The Communications Workers of America hopes to use a recent victory in Southern Florida as a springboard for organizing more Adelphia Communications Corp. workers.
In the little Citrus County, Fla., system, technicians voted 8-2 on Jan. 16 to join CWA Local 3176. Next come contract talks, which could take as long as 18 months, the union figures.
Union organizer Liz Robeson wouldn't say which area the CWA will target next, but said several other Florida markets Adelphia serves are ripe for the picking, including systems in or near Orlando, Stuart and Miami.
A CWA local narrowly lost an election in Miami last year — by one vote — and Robeson said she has already been contacted by at least one employee there inquiring about union representation.
Unionization is anathema to most cable operators, and the vast majority of the industry's employees do not belong to unions. Spokeswoman Candice Johnson said the CWA has about 5,000 members in the cable industry.
But the CWA has targeted Adelphia, and successfully organized workers in 14 Adelphia markets, including Rutland, Vt.; Santa Monica, Calif.; Cheektowaga and Utica, N.Y.; and Ashland, Ky., according to union officials.
Adelphia spokesman Eric Andrus said the company would have no comment on the union's efforts. But he said employees in State College, Pa., recently voted to decertify the CWA.
Robeson said complaints mainly concern insurance coverage; what employees called preferential treatment of some workers by management; and safety and training issues.
She said the union is attempting to set up meetings with Adelphia's local management to begin contract negotiations.
Citrus County, with about 13,000 customers in such cities as Inverness and Dunellen, could turn out to be a microcosm of the problems experienced by some line workers as Adelphia works its way out of the troubles that landed it in bankruptcy court.

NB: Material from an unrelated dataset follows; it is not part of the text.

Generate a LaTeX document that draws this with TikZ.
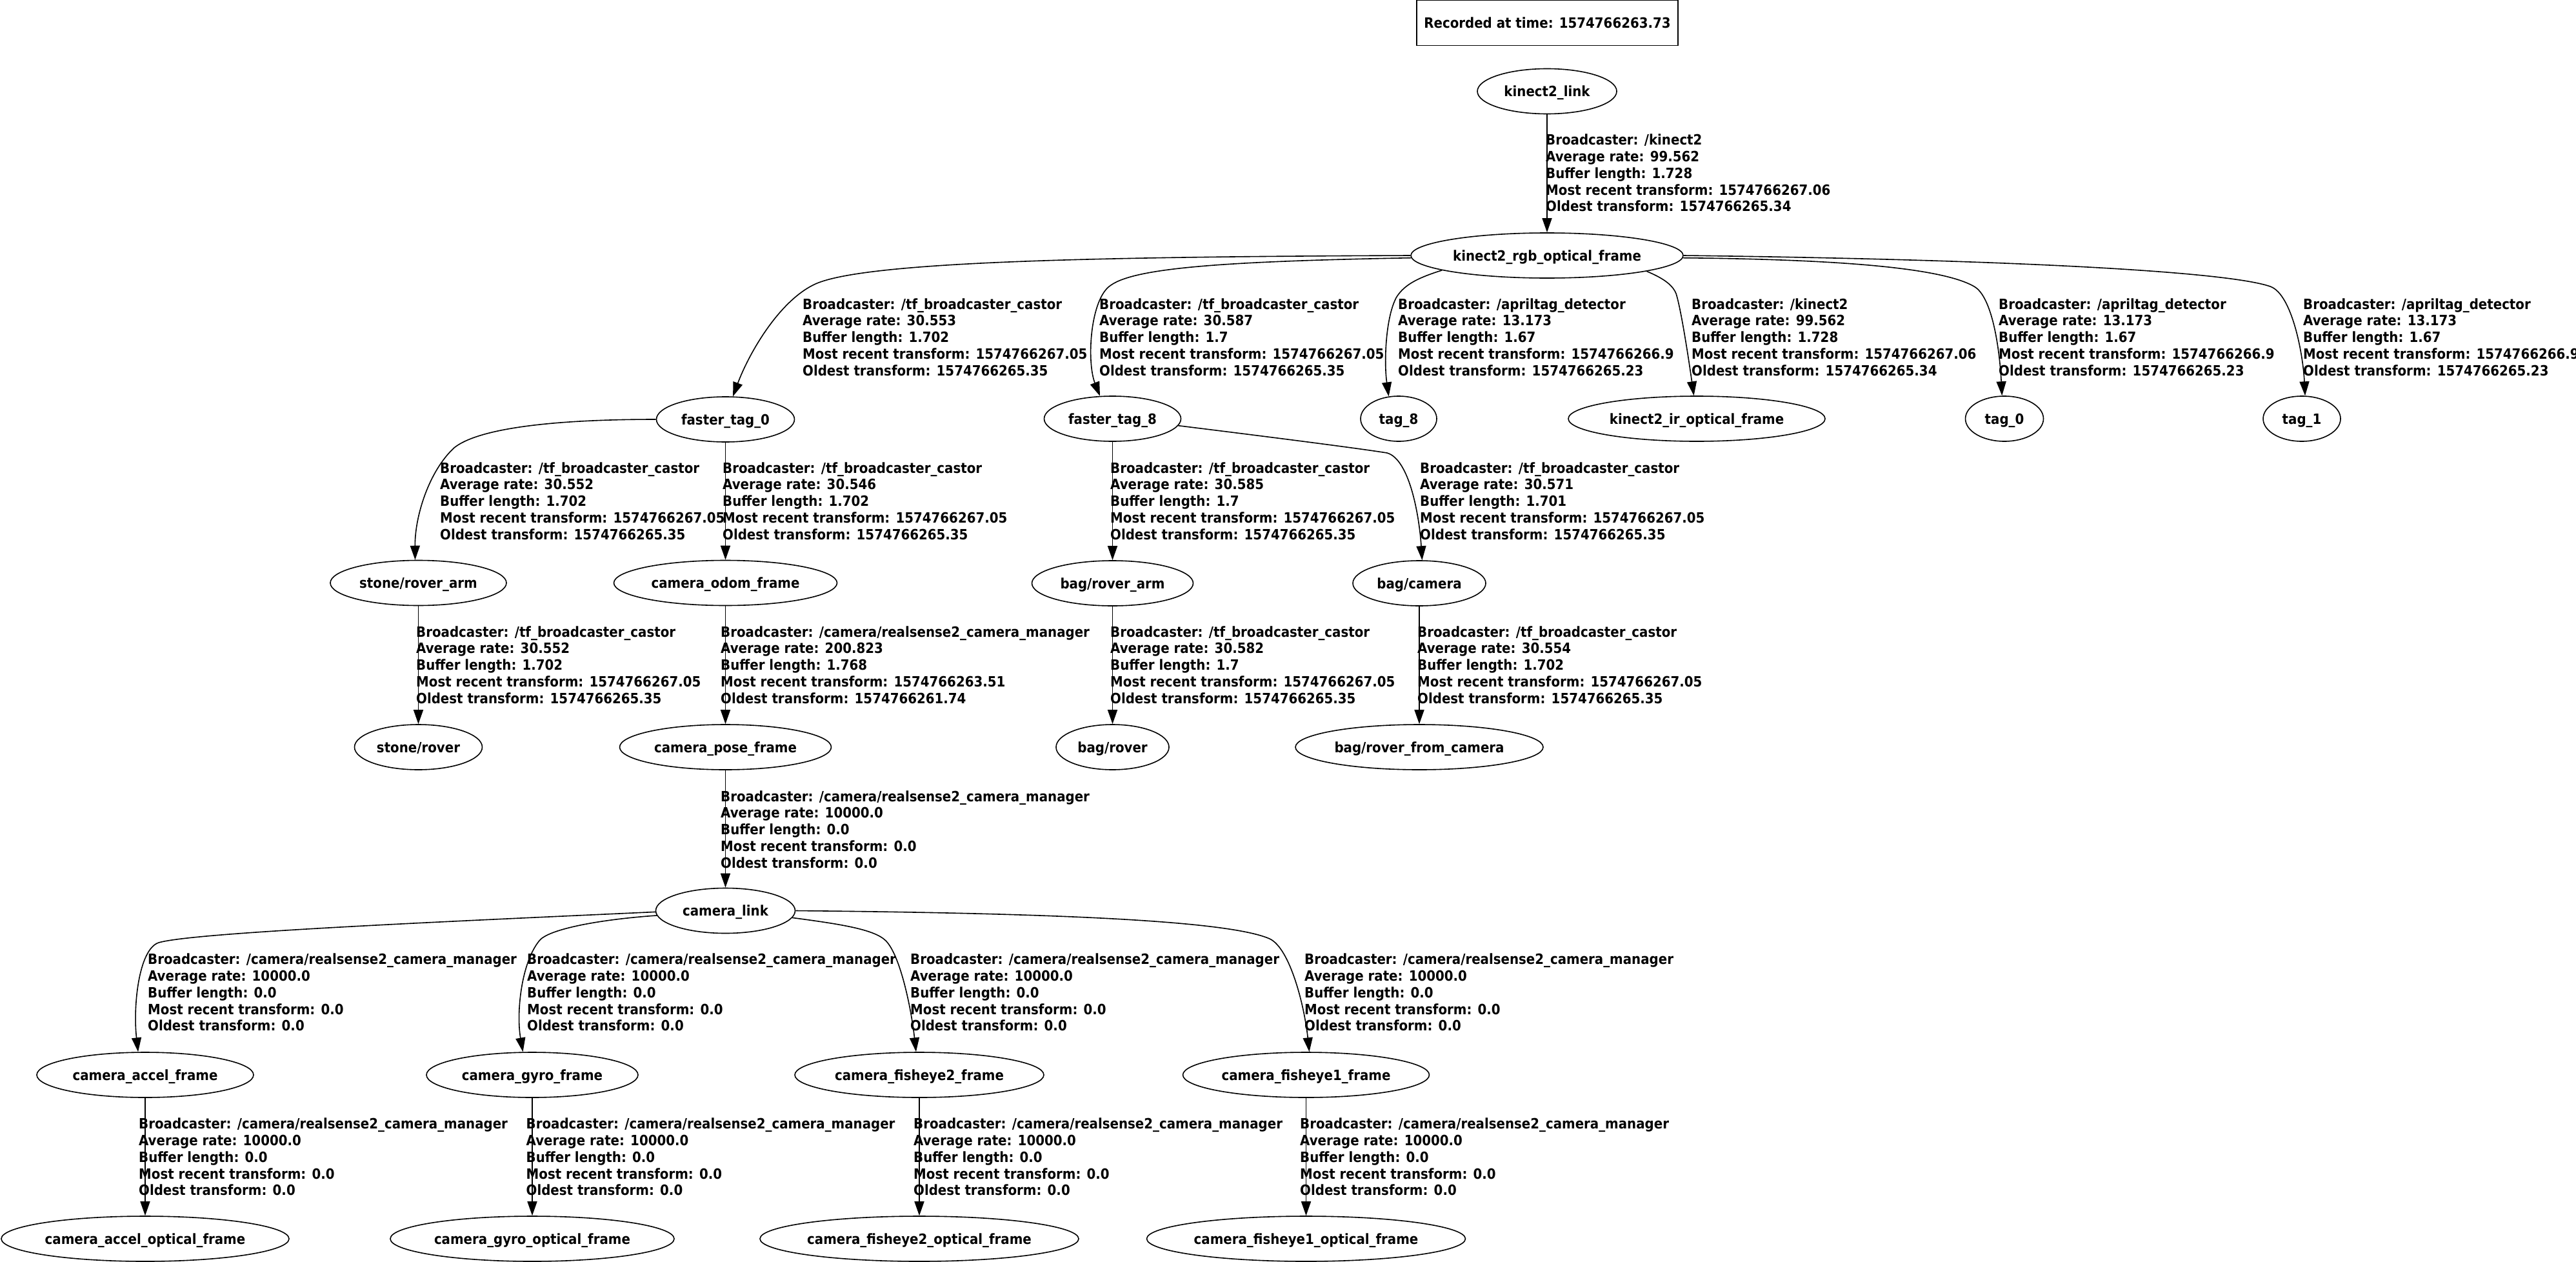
\documentclass[tikz,border=0pt]{standalone}
\usepackage{fontspec}
\usetikzlibrary{arrows.meta,shapes.geometric}
\newfontfamily\gvfont{DejaVu Sans Condensed Bold}

% five-line transform statistics printed beside each tf edge
\newcommand{\tfinfo}[5]{\begin{tabular}[t]{@{}l@{}}Broadcaster: #1\\Average rate: #2\\Buffer length: #3\\Most recent transform: #4\\Oldest transform: #5\end{tabular}}
\newcommand{\tfzero}{\tfinfo{/camera/realsense2\_camera\_manager}{10000.0}{0.0}{0.0}{0.0}}
\newcommand{\tfcastor}[2]{\tfinfo{/tf\_broadcaster\_castor}{#1}{#2}{1574766267.05}{1574766265.35}}
\newcommand{\tfapril}{\tfinfo{/apriltag\_detector}{13.173}{1.67}{1574766266.9}{1574766265.23}}
\newcommand{\tfkinect}{\tfinfo{/kinect2}{99.562}{1.728}{1574766267.06}{1574766265.34}}

\tikzset{
  gv/.style={font=\gvfont\fontsize{22}{25.8}\selectfont},
  frame/.style={gv, draw, ellipse, line width=1.6pt, inner sep=0pt,
    minimum height=70pt, text height=16.5pt, text depth=0pt},
  edge/.style={line width=1.6pt, -{Triangle[length=22pt,width=15pt]}},
  info/.style={gv, anchor=base west, inner sep=0pt},
}

\begin{document}
\begin{tikzpicture}[x=1pt, y=-1pt]
\useasboundingbox (0,0) rectangle (3993,1956);

% header
\node[gv, draw, rectangle, line width=1.6pt, inner sep=0pt, minimum width=405pt,
  minimum height=70pt, text height=16.5pt, text depth=0pt] (rec) at (2398.5,35.5)
  {Recorded at time: 1574766263.73};

% frames
\node[frame, minimum width=216pt] (kl)   at (2398,141.5) {kinect2\_link};
\node[frame, minimum width=422pt] (kr)   at (2398,396)   {kinect2\_rgb\_optical\_frame};
\node[frame, minimum width=214pt] (ft0)  at (1124.5,650) {faster\_tag\_0};
\node[frame, minimum width=212pt] (ft8)  at (1724.5,649) {faster\_tag\_8};
\node[frame, minimum width=118pt] (tg8)  at (2168,649)   {tag\_8};
\node[frame, minimum width=398pt] (ir)   at (2630,649)   {kinect2\_ir\_optical\_frame};
\node[frame, minimum width=121pt] (tg0)  at (3107,649)   {tag\_0};
\node[frame, minimum width=120pt] (tg1)  at (3568,649)   {tag\_1};
\node[frame, minimum width=273pt] (sra)  at (648.5,903.5) {stone/rover\_arm};
\node[frame, minimum width=346pt] (com)  at (1124.5,903.5) {camera\_odom\_frame};
\node[frame, minimum width=250pt] (bra)  at (1724.5,904) {bag/rover\_arm};
\node[frame, minimum width=206pt] (bcam) at (2200,904)   {bag/camera};
\node[frame, minimum width=198pt] (sr)   at (648.5,1158) {stone/rover};
\node[frame, minimum width=328pt] (cpf)  at (1124.5,1158) {camera\_pose\_frame};
\node[frame, minimum width=175pt] (br)   at (1724.5,1158) {bag/rover};
\node[frame, minimum width=384pt] (brfc) at (2200,1158)  {bag/rover\_from\_camera};
\node[frame, minimum width=216pt] (cl)   at (1124.5,1411.5) {camera\_link};
\node[frame, minimum width=336pt] (caf)  at (225,1666)   {camera\_accel\_frame};
\node[frame, minimum width=328pt] (cgf)  at (825,1666)   {camera\_gyro\_frame};
\node[frame, minimum width=386pt] (cf2)  at (1425,1666)  {camera\_fisheye2\_frame};
\node[frame, minimum width=382pt] (cf1)  at (2024.5,1666) {camera\_fisheye1\_frame};
\node[frame, minimum width=446pt] (cao)  at (225,1920)   {camera\_accel\_optical\_frame};
\node[frame, minimum width=440pt] (cgo)  at (825,1920)   {camera\_gyro\_optical\_frame};
\node[frame, minimum width=494pt] (cf2o) at (1425,1920)  {camera\_fisheye2\_optical\_frame};
\node[frame, minimum width=494pt] (cf1o) at (2024.5,1920) {camera\_fisheye1\_optical\_frame};

% straight edges
\draw[edge] (kl) -- (kr);
\draw[edge] (ft0) -- (com);
\draw[edge] (ft8) -- (bra);
\draw[edge] (sra) -- (sr);
\draw[edge] (com) -- (cpf);
\draw[edge] (bra) -- (br);
\draw[edge] (bcam) -- (brfc);
\draw[edge] (cpf) -- (cl);
\draw[edge] (caf) -- (cao);
\draw[edge] (cgf) -- (cgo);
\draw[edge] (cf2) -- (cf2o);
\draw[edge] (cf1) -- (cf1o);

% curved edges out of kinect2_rgb_optical_frame
\draw[edge] (kr.west) .. controls (1700,398) and (1330,405) .. (1260,442)
  .. controls (1205,470) and (1160,550) .. (ft0.72);
\draw[edge] (kr.181) .. controls (1900,405) and (1760,415) .. (1722,442)
  .. controls (1690,462) and (1684,560) .. (ft8.119);
\draw[edge] (kr.188) .. controls (2200,430) and (2178,440) .. (2165,460)
  .. controls (2148,490) and (2145,560) .. (tg8.114);
\draw[edge] (kr.351) .. controls (2575,430) and (2592,440) .. (2598,455)
  .. controls (2606,480) and (2618,560) .. (ir.97);
\draw[edge] (kr.359) .. controls (2850,402) and (3010,415) .. (3060,444)
  .. controls (3090,461) and (3100,550) .. (tg0.96);
\draw[edge] (kr.east) .. controls (3100,402) and (3450,420) .. (3519,444)
  .. controls (3553,456) and (3570,550) .. (tg1.82);

% curved edges out of faster_tag_0 and faster_tag_8
\draw[edge] (ft0.west) .. controls (850,650) and (740,665) .. (704,694)
  .. controls (665,730) and (643,800) .. (sra.98);
\draw[edge] (ft8.-6) .. controls (1950,675) and (2100,694) .. (2150,702)
  .. controls (2185,712) and (2200,800) .. (bcam.83);

% curved edges out of camera_link
\draw[edge] (cl.181) .. controls (700,1428) and (300,1445) .. (246,1461)
  .. controls (215,1471) and (206,1560) .. (caf.107);
\draw[edge] (cl.184) .. controls (930,1425) and (850,1440) .. (836,1458)
  .. controls (808,1492) and (800,1570) .. (cgf.112);
\draw[edge] (cl.-6) .. controls (1300,1432) and (1355,1440) .. (1373,1458)
  .. controls (1395,1480) and (1412,1560) .. (cf2.98);
\draw[edge] (cl.east) .. controls (1600,1415) and (1900,1425) .. (1968,1455)
  .. controls (2000,1470) and (2022,1560) .. (cf1.82);

% edge statistics
\node[info] (i-kl-kr)   at (2396,224.7) {\tfkinect};
\node[info] (i-kr-ft0)  at (1244,479) {\tfcastor{30.553}{1.702}};
\node[info] (i-kr-ft8)  at (1704,479) {\tfcastor{30.587}{1.7}};
\node[info] (i-kr-tg8)  at (2167,479) {\tfapril};
\node[info] (i-kr-ir)   at (2622,479) {\tfkinect};
\node[info] (i-kr-tg0)  at (3098,479) {\tfapril};
\node[info] (i-kr-tg1)  at (3570,479) {\tfapril};
\node[info] (i-ft0-sra) at (682,733)  {\tfcastor{30.552}{1.702}};
\node[info] (i-ft0-com) at (1120,733) {\tfcastor{30.546}{1.702}};
\node[info] (i-ft8-bra) at (1721,733) {\tfcastor{30.585}{1.7}};
\node[info] (i-ft8-bcam) at (2201,733) {\tfcastor{30.571}{1.701}};
\node[info] (i-sra-sr)  at (645,987)  {\tfcastor{30.552}{1.702}};
\node[info] (i-com-cpf) at (1117,987) {\tfinfo{/camera/realsense2\_camera\_manager}{200.823}{1.768}{1574766263.51}{1574766261.74}};
\node[info] (i-bra-br)  at (1721,987) {\tfcastor{30.582}{1.7}};
\node[info] (i-bcam-brfc) at (2197,987) {\tfcastor{30.554}{1.702}};
\node[info] (i-cpf-cl)  at (1117,1242) {\tfzero};
\node[info] (i-cl-caf)  at (229,1494.7)  {\tfzero};
\node[info] (i-cl-cgf)  at (817,1494.7)  {\tfzero};
\node[info] (i-cl-cf2)  at (1411,1494.7) {\tfzero};
\node[info] (i-cl-cf1)  at (2022,1494.7) {\tfzero};
\node[info] (i-caf-cao) at (215,1749.7)  {\tfzero};
\node[info] (i-cgf-cgo) at (815.5,1749.7) {\tfzero};
\node[info] (i-cf2-cf2o) at (1416,1749.7) {\tfzero};
\node[info] (i-cf1-cf1o) at (2015,1749.7) {\tfzero};
\end{tikzpicture}
\end{document}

According to some workers in Citrus County, Adelphia's local management pushed hard to stop the union from coming in. Efforts included showing anti-union videos to employees.
Also, union officials said that Frank Cline, the technical operations manager in charge of technicians in Citrus County, was fired earlier this month because of the unionizing efforts.
According to Robeson, employees said Cline was fired because Adelphia management said he should have known that employees were thinking about joining a union.
Cline corroborated that story.
Cline said he had been pushing for Adelphia to provide his employees with the proper tools to do their jobs, items ranging from circuit testers and battery-powered drills to extension ladders and safety belts. He said Adelphia turned down every request.
He said he even offered to buy the tools with his own money, but was told by Adelphia managers that because of the bankruptcy, it was possible he would not be reimbursed.
Cline said that after word spread that the union was interested in Adelphia's Inverness system, the tools suddenly became available. "It worked against them," Cline said, as support actually grew for joining the union.
When Adelphia fired him, the official reason was mismanagement, including failing to supply employees with proper tools, Cline said.
Cline said he has worked in the cable industry since the 1970s — first with Storer Broadcasting — and that he was coming up on his 16th year with the Florida system.